Owning your own home has long been considered a part of the American dream. It ranks right up there with owning your first car and the memory of your first kiss, only it is a lot more expensive and in some cases emotional, particularly in Alaska. Anchorage is one of the highest cost housing communities in the nation, aside from large metropolitan cities like New York and San Francisco. However, that doesn’t prevent 63.7% of Alaskans from owning their own home which is comparable to the U.S. average, given a varying per cent or two by decade. What is perhaps more interesting than the statistical averages is who in Alaska, particularly in Anchorage, are actually buying homes. Anchorage’s population hit 300,000 last year and the average age is in the mid-30s, so our home buyers are younger and, we also know, more athletic than those in other communities. That’s why we have a plethora of sidewalks, bike paths, recreational trails and parks. (Per capita our park land is more than any other city in the U.S.) Over the past thirty years, Anchorage has also grown more cosmopolitan. Filipino, Hispanic, Hmong, Somali, Korean, Sudanese, Polynesians, Russians and many others are forming a larger and diverse ethnic population. More than 90 different languages are spoken by students in the Anchorage school district.
I have been meeting potential home buyers in Anchorage at open houses for almost thirty years and today the ethnic make-up of those potential buyers reflects our cosmopolitan population. Although my information is only anecdotal, our local cosmopolitan population is definitely on the search for the American dream of home ownership. I am a ‘hapa’ which is a slang term for someone who is part Asian and part something else – which in my case is ‘Iowan’. As a ‘mixed’ realtor, I’m happy to report that Anchorage doesn’t have red-lining: the steering of ethnic groups to certain areas of town, unlike the story line of the play, ‘A Raisin in the Sun’ which deals with the integration of a Caucasian neighborhood by an Afro-American family, is not found here. In Anchorage, you can live in whatever subdivision or home you can afford to own. Realtors don’t steer buyers to certain areas of town because of their race. If we did, we would soon have no buyers or sellers because 50% of our population is soon to be considered non-Caucasian. Only twice in the past thirty years, have I had a seller tell me they wouldn’t sell to a minority buyer. Those two rare occurrences speak well for our community.
Home ownership will become more expensive for all buyers in the near term. Subcontractors and suppliers have raised their prices 3% this spring directly due to increased costs. Home builders have no choice but to pass those costs on to home buyers.
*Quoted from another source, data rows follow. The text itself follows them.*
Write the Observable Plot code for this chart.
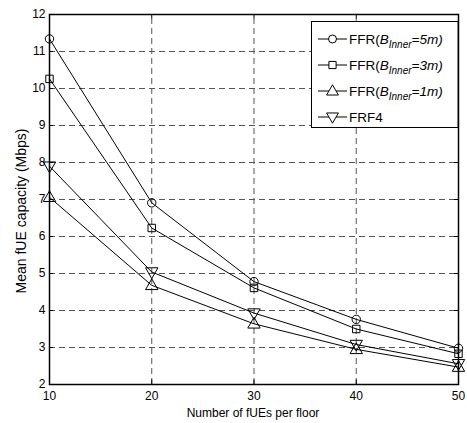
<!DOCTYPE html>
<html><head><meta charset="utf-8">
<script src="https://cdn.jsdelivr.net/npm/d3@7"></script>
<script src="https://cdn.jsdelivr.net/npm/@observablehq/plot@0.6"></script>
<style>body{margin:0;background:#fff;} svg{font-family:Arial,"Liberation Sans",sans-serif;}</style>
</head><body><div id="chart"></div>
<script>
const xValues = [10, 20, 30, 40, 50];
const ffr5 = [11.34, 6.91, 4.78, 3.76, 2.98];
const ffr3 = [10.26, 6.23, 4.61, 3.5, 2.83];
const ffr1 = [7.06, 4.68, 3.64, 2.95, 2.47];
const frf4 = [7.9, 5.04, 3.93, 3.08, 2.56];
const seriesNames = ["5m", "3m", "1m", "FRF4"];
const xTicks = [10, 20, 30, 40, 50];
const yTicks = [2, 3, 4, 5, 6, 7, 8, 9, 10, 11, 12];

const invTriangle = {draw(ctx, size) {
  const r = Math.sqrt(size / 1.3);
  ctx.moveTo(0, r); ctx.lineTo(r * 0.95, -r * 0.65); ctx.lineTo(-r * 0.95, -r * 0.65); ctx.closePath();
}};
const triangle = {draw(ctx, size) {
  const r = Math.sqrt(size / 1.3);
  ctx.moveTo(0, -r); ctx.lineTo(r * 0.95, r * 0.65); ctx.lineTo(-r * 0.95, r * 0.65); ctx.closePath();
}};
const symbols = {"5m": "circle", "3m": "square", "1m": triangle, "FRF4": invTriangle};
const allSeries = [ffr5, ffr3, ffr1, frf4];
const data = [];
allSeries.forEach((s, i) => s.forEach((v, j) => data.push({series: seriesNames[i], x: xValues[j], y: v})));
const xGrid = xTicks.slice(1, -1).map(v => ({v}));
const yGrid = yTicks.slice(1, -1).map(v => ({v}));

const W = 467, H = 423;
const plot = Plot.plot({
  width: W, height: H,
  marginLeft: 49, marginRight: 9, marginTop: 14, marginBottom: 39,
  x: {domain: [10, 50], label: null},
  y: {domain: [2, 12], label: null},
  style: {fontSize: "12px", color: "#000", fontFamily: "Arial, 'Liberation Sans', sans-serif"},
  marks: [
    Plot.ruleX(xGrid, {x: "v", y1: 2, y2: 12, stroke: "#555", strokeDasharray: "6,4", strokeWidth: 1}),
    Plot.ruleY(yGrid, {y: "v", x1: 10, x2: 50, stroke: "#555", strokeDasharray: "6,4", strokeWidth: 1}),
    Plot.axisX(xTicks, {tickSize: 0, tickPadding: 7, fontSize: 12, label: null}),
    Plot.axisY(yTicks, {tickSize: 0, tickPadding: 4, fontSize: 12, label: null}),
    Plot.ruleX(xTicks, {x: d => d, y1: 2, y2: 2.12, stroke: "#000"}),
    Plot.ruleX(xTicks, {x: d => d, y1: 11.88, y2: 12, stroke: "#000"}),
    Plot.ruleY(yTicks, {y: d => d, x1: 10, x2: 10.4, stroke: "#000"}),
    Plot.ruleY(yTicks, {y: d => d, x1: 49.6, x2: 50, stroke: "#000"}),
    Plot.line(data, {x: "x", y: "y", z: "series", stroke: "#000", strokeWidth: 1}),
    Plot.dot(data, {x: "x", y: "y", symbol: d => symbols[d.series], stroke: "#000", fill: "none", r: 4.2, strokeWidth: 1}),
    Plot.frame({stroke: "#000", strokeWidth: 1.5})
  ]
});
document.getElementById("chart").appendChild(plot);

// axis titles and legend
const svg = d3.select(plot);
svg.append("text").attr("x", 253).attr("y", 417).attr("text-anchor", "middle").attr("font-size", 12).attr("fill", "#000").text("Number of fUEs per floor");
svg.append("text").attr("transform", "translate(26,211) rotate(-90)").attr("text-anchor", "middle").attr("font-size", 14).attr("fill", "#000").text("Mean fUE capacity (Mbps)");

const lg = svg.append("g").attr("text-anchor", "start");
lg.append("rect").attr("x", 311.5).attr("y", 21.5).attr("width", 146.5).attr("height", 106).attr("fill", "#fff").attr("stroke", "#000").attr("stroke-width", 1);
const labels = [["5m"], ["3m"], ["1m"], null];
const symGen = [d3.symbol(d3.symbolCircle, 50), d3.symbol(d3.symbolSquare, 52), d3.symbol(triangle, 50), d3.symbol(invTriangle, 50)];
seriesNames.forEach((s, i) => {
  const yy = 39 + i * 26;
  lg.append("line").attr("x1", 318).attr("x2", 347).attr("y1", yy).attr("y2", yy).attr("stroke", "#000");
  lg.append("path").attr("transform", `translate(332.5,${yy})`).attr("d", symGen[i]()).attr("fill", "#fff").attr("stroke", "#000");
  const t = lg.append("text").attr("x", 349).attr("y", yy + 4.5).attr("font-size", 13.5).attr("fill", "#000").attr("text-anchor", "start");
  if (labels[i]) {
    t.append("tspan").text("FFR(");
    t.append("tspan").attr("font-style", "italic").text("B");
    t.append("tspan").attr("font-style", "italic").attr("font-size", 10).attr("dy", 4).text("Inner");
    t.append("tspan").attr("font-style", "italic").attr("dy", -4).text("=" + labels[i][0] + ")");
  } else {
    t.text("FRF4");
  }
});
</script>
</body></html>
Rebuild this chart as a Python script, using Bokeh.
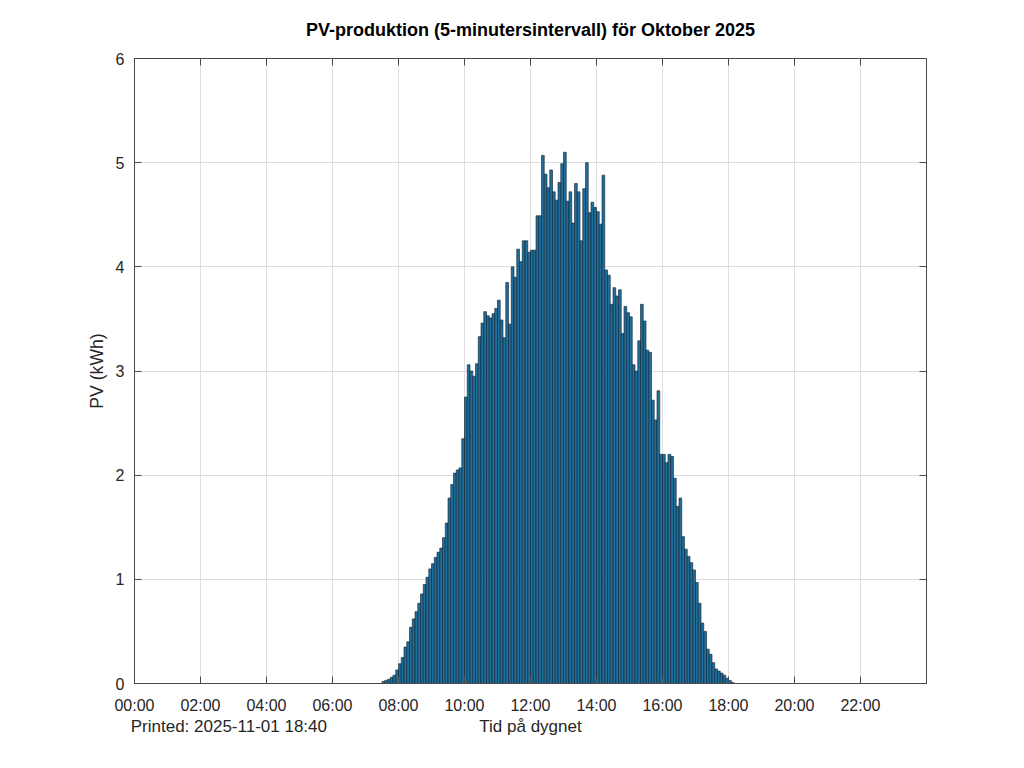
from bokeh.plotting import figure
from bokeh.models import FixedTicker, LinearAxis, Range1d, ColumnDataSource
from bokeh.embed import file_html
from bokeh.resources import INLINE

# ---------------- data ----------------
title_text = "PV-produktion (5-minutersintervall) för Oktober 2025"
x_label = "Tid på dygnet"
y_label = "PV (kWh)"
printed_text = "Printed: 2025-11-01 18:40"

start_time = "07:30"      # first 5-minute interval with production
interval_minutes = 5

pv_kwh = [
    0.02, 0.03, 0.04, 0.06, 0.08, 0.13, 0.19, 0.25, 0.35, 0.40,
    0.54, 0.62, 0.69, 0.77, 0.86, 0.95, 1.02, 1.10, 1.15, 1.21,
    1.26, 1.30, 1.40, 1.54, 1.78, 1.91, 2.02, 2.05, 2.07, 2.35,
    2.75, 3.06, 3.00, 2.95, 3.07, 3.33, 3.46, 3.57, 3.53, 3.51,
    3.55, 3.60, 3.68, 3.49, 3.32, 3.85, 3.45, 4.00, 3.90, 4.17,
    4.05, 4.25, 4.25, 4.14, 4.16, 4.16, 4.49, 4.49, 5.07, 4.89,
    4.76, 4.93, 4.72, 4.64, 4.81, 4.99, 5.10, 4.63, 4.72, 4.42,
    4.80, 4.72, 4.25, 4.75, 5.00, 4.52, 4.62, 4.57, 4.53, 4.41,
    4.88, 3.97, 3.92, 3.64, 3.80, 3.72, 3.78, 3.36, 3.62, 3.56,
    3.52, 3.06, 3.00, 3.29, 3.64, 3.48, 3.20, 3.18, 2.72, 2.53,
    2.81, 2.20, 2.20, 2.12, 2.20, 2.18, 1.97, 1.70, 1.78, 1.41,
    1.29, 1.22, 1.16, 1.09, 0.97, 0.77, 0.58, 0.50, 0.33, 0.28,
    0.20, 0.14, 0.12, 0.10, 0.08, 0.05, 0.03, 0.01,
]

x_tick_hours = [0, 2, 4, 6, 8, 10, 12, 14, 16, 18, 20, 22]
x_tick_labels = ["00:00", "02:00", "04:00", "06:00", "08:00", "10:00",
                 "12:00", "14:00", "16:00", "18:00", "20:00", "22:00"]
y_ticks = [0, 1, 2, 3, 4, 5, 6]

# anchors (in hours) under/over which the free texts are centred
title_anchor_h = 12
printed_anchor_h = 2.86
x_label_anchor_h = 12.0

# ---------------- build ----------------
h0, m0 = (int(s) for s in start_time.split(":"))
step_h = interval_minutes / 60.0
start_h = h0 + m0 / 60.0
centers = [start_h + (i + 0.5) * step_h for i in range(len(pv_kwh))]
src = ColumnDataSource(dict(x=centers, top=pv_kwh))

FONT = "Liberation Sans"
TXT = "#262626"
AX = "#4a4a4a"

p = figure(width=1008, height=752,
           x_range=Range1d(0, 24), y_range=Range1d(0, 6),
           output_backend="svg", toolbar_location=None,
           min_border_left=134, min_border_right=82,
           min_border_top=58, min_border_bottom=69,
           background_fill_color="white", border_fill_color="white")

p.outline_line_color = AX
p.outline_line_width = 1

p.vbar(x="x", top="top", width=step_h, source=src,
       fill_color="#1f6f9c", line_color="#10202c", line_width=0.6)

xt = FixedTicker(ticks=x_tick_hours)
yt = FixedTicker(ticks=y_ticks)

for ax in p.xaxis:
    ax.ticker = xt
    ax.major_label_overrides = {h: lab for h, lab in zip(x_tick_hours, x_tick_labels)}
for ax in p.yaxis:
    ax.ticker = yt
    ax.axis_label = y_label

for ax in list(p.xaxis) + list(p.yaxis):
    ax.major_tick_in = 7
    ax.major_tick_out = 0
    ax.minor_tick_line_color = None
    ax.axis_line_color = AX
    ax.major_tick_line_color = AX
    ax.major_label_text_font = FONT
    ax.major_label_text_font_size = "16px"
    ax.major_label_text_color = TXT
    ax.axis_label_text_font = FONT
    ax.axis_label_text_font_size = "17.6px"
    ax.axis_label_text_font_style = "normal"
    ax.axis_label_text_color = TXT

p.xaxis.major_label_standoff = 13
p.yaxis.major_label_standoff = 10
p.yaxis.axis_label_standoff = 6

# footer row below the tick labels: printed stamp + x-axis title
footer_ax = LinearAxis(ticker=FixedTicker(ticks=[printed_anchor_h, x_label_anchor_h]),
                       major_label_overrides={printed_anchor_h: printed_text,
                                              x_label_anchor_h: x_label},
                       major_label_text_font=FONT,
                       major_label_text_font_size="17px",
                       major_label_text_color=TXT,
                       major_label_standoff=0,
                       major_tick_in=0, major_tick_out=0,
                       minor_tick_line_color=None,
                       axis_line_color=None, major_tick_line_color=None)
p.add_layout(footer_ax, "below")

# top box edge: mirrored inward ticks, with the chart title centred above
top_overrides = {h: "" for h in x_tick_hours}
top_overrides[title_anchor_h] = title_text
top_ax = LinearAxis(ticker=FixedTicker(ticks=x_tick_hours),
                    major_label_overrides=top_overrides,
                    major_label_text_font=FONT,
                    major_label_text_font_size="18px",
                    major_label_text_font_style="bold",
                    major_label_text_color="#000000",
                    major_label_standoff=19,
                    major_tick_in=7, major_tick_out=0,
                    minor_tick_line_color=None,
                    axis_line_color=AX, major_tick_line_color=AX)
right_ax = LinearAxis(ticker=FixedTicker(ticks=y_ticks),
                      major_label_text_font_size="0px",
                      major_label_standoff=0,
                      major_tick_in=7, major_tick_out=0,
                      minor_tick_line_color=None,
                      axis_line_color=AX, major_tick_line_color=AX)
p.add_layout(top_ax, "above")
p.add_layout(right_ax, "right")

p.xgrid.ticker = xt
p.ygrid.ticker = yt
p.xgrid.grid_line_color = "#dedede"
p.ygrid.grid_line_color = "#dedede"

open("out.html", "w").write(file_html(p, INLINE))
On a $400,000 home, that’s a $12,000 increase from just a few months ago. Inventory this past week has increased by 40 homes, but is still about 45% lower than the average of what we would normally experience over the past decade. Conventional interest rates bumped up an eighth of a point this past week to 4.5%, making home ownership a tad bit more expensive. In Anchorage, the American dream is becoming more and more expensive but that hasn’t stopped home buyers from their pursuit of new homes and most likely never well. It is, after all, home sweet home.